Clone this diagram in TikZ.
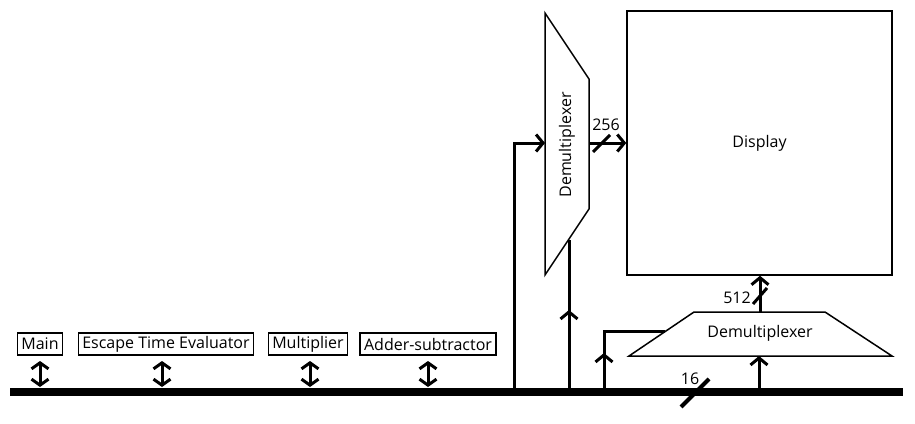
\documentclass[tikz,border=0pt]{standalone}
\usepackage{fontspec}
\setmainfont{Open Sans}
\usetikzlibrary{arrows.meta}

\begin{document}
\begin{tikzpicture}[x=1pt,y=-1pt,
  font=\fontsize{16}{19}\selectfont,
  unit/.style={draw,line width=1.5pt,inner xsep=4pt,inner ysep=1pt,minimum height=22pt},
  wire/.style={line width=3pt,-{Straight Barb[length=7pt,width=17pt]}},
  biwire/.style={line width=3pt,{Straight Barb[length=6pt,width=17pt]}-{Straight Barb[length=6pt,width=17pt]}},
  plain/.style={line width=3pt},
  mux/.style={draw,line width=1.5pt,fill=white},
  slash/.style={line width=3pt},
]
\useasboundingbox (0,0) rectangle (915,423);

% шина
\coordinate (busL) at (10,392);
\coordinate (busR) at (903,392);
\draw[line width=8pt] (busL) -- (busR);

% блоки на шине
\node[unit] (main) at (40,344) {Main};
\node[unit] (ete) at (166,344) {Escape Time Evaluator};
\node[unit] (mult) at (308,344) {Multiplier};
\node[unit] (addsub) at (428,344) {Adder-subtractor};
\foreach \b/\x in {main/40,ete/162,mult/310,addsub/428}
  \draw[biwire] (\x,361) -- (\x,387);

% дисплей
\node[draw,line width=1.5pt,minimum width=265pt,minimum height=264pt] (display) at (759.5,143) {Display};

% вертикальный демультиплексор
\draw[mux] (545,13) -- (589,79) -- (589,209) -- (545,275) -- cycle;
\node[rotate=90] (vdemux) at (567,145) {Demultiplexer};
\coordinate (vin) at (545,143);
\coordinate (vout) at (589,143);
\coordinate (vsel) at (569,240);
\draw[wire] (514,392) |- (vin);
\draw[wire] (vout) -- (display.west);
\draw[slash] (593,152) -- (610,135);
\node (n256) at (606,125) {256};
\draw[wire] (569,392) -- (569,310);
\draw[plain] (569,312) -- (vsel);

% горизонтальный демультиплексор
\draw[mux] (629,356) -- (694,312) -- (825,312) -- (892,356) -- cycle;
\node (hdemux) at (760,333) {Demultiplexer};
\coordinate (hsel) at (665,331);
\coordinate (hin) at (759,356);
\coordinate (hout) at (760,312);
\draw[wire] (604,392) -- (604,353);
\draw[plain] (604,355) |- (hsel);
\draw[wire] (759,392) -- (hin);
\draw[wire] (hout) -- (display.south -| hout);
\draw[slash] (753,304) -- (767,288);
\node (n512) at (737,298) {512};

% ширина шины
\draw[line width=4pt] (681,407) -- (709,379);
\node (n16) at (690,379) {16};
\end{tikzpicture}
\end{document}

#####

• Given problem:
Output a faithful copy of the data, with each picture left out.

• Output for this task:
Clone this diagram in TikZ.
\documentclass[tikz,border=0pt]{standalone}
\usepackage{fontspec}
\setmainfont{Open Sans}
\usetikzlibrary{arrows.meta}

\begin{document}
\begin{tikzpicture}[x=1pt,y=-1pt,
  font=\fontsize{16}{19}\selectfont,
  unit/.style={draw,line width=1.5pt,inner xsep=4pt,inner ysep=1pt,minimum height=22pt},
  wire/.style={line width=3pt,-{Straight Barb[length=7pt,width=17pt]}},
  biwire/.style={line width=3pt,{Straight Barb[length=6pt,width=17pt]}-{Straight Barb[length=6pt,width=17pt]}},
  plain/.style={line width=3pt},
  mux/.style={draw,line width=1.5pt,fill=white},
  slash/.style={line width=3pt},
]
\useasboundingbox (0,0) rectangle (915,423);

% шина
\coordinate (busL) at (10,392);
\coordinate (busR) at (903,392);
\draw[line width=8pt] (busL) -- (busR);

% блоки на шине
\node[unit] (main) at (40,344) {Main};
\node[unit] (ete) at (166,344) {Escape Time Evaluator};
\node[unit] (mult) at (308,344) {Multiplier};
\node[unit] (addsub) at (428,344) {Adder-subtractor};
\foreach \b/\x in {main/40,ete/162,mult/310,addsub/428}
  \draw[biwire] (\x,361) -- (\x,387);

% дисплей
\node[draw,line width=1.5pt,minimum width=265pt,minimum height=264pt] (display) at (759.5,143) {Display};

% вертикальный демультиплексор
\draw[mux] (545,13) -- (589,79) -- (589,209) -- (545,275) -- cycle;
\node[rotate=90] (vdemux) at (567,145) {Demultiplexer};
\coordinate (vin) at (545,143);
\coordinate (vout) at (589,143);
\coordinate (vsel) at (569,240);
\draw[wire] (514,392) |- (vin);
\draw[wire] (vout) -- (display.west);
\draw[slash] (593,152) -- (610,135);
\node (n256) at (606,125) {256};
\draw[wire] (569,392) -- (569,310);
\draw[plain] (569,312) -- (vsel);

% горизонтальный демультиплексор
\draw[mux] (629,356) -- (694,312) -- (825,312) -- (892,356) -- cycle;
\node (hdemux) at (760,333) {Demultiplexer};
\coordinate (hsel) at (665,331);
\coordinate (hin) at (759,356);
\coordinate (hout) at (760,312);
\draw[wire] (604,392) -- (604,353);
\draw[plain] (604,355) |- (hsel);
\draw[wire] (759,392) -- (hin);
\draw[wire] (hout) -- (display.south -| hout);
\draw[slash] (753,304) -- (767,288);
\node (n512) at (737,298) {512};

% ширина шины
\draw[line width=4pt] (681,407) -- (709,379);
\node (n16) at (690,379) {16};
\end{tikzpicture}
\end{document}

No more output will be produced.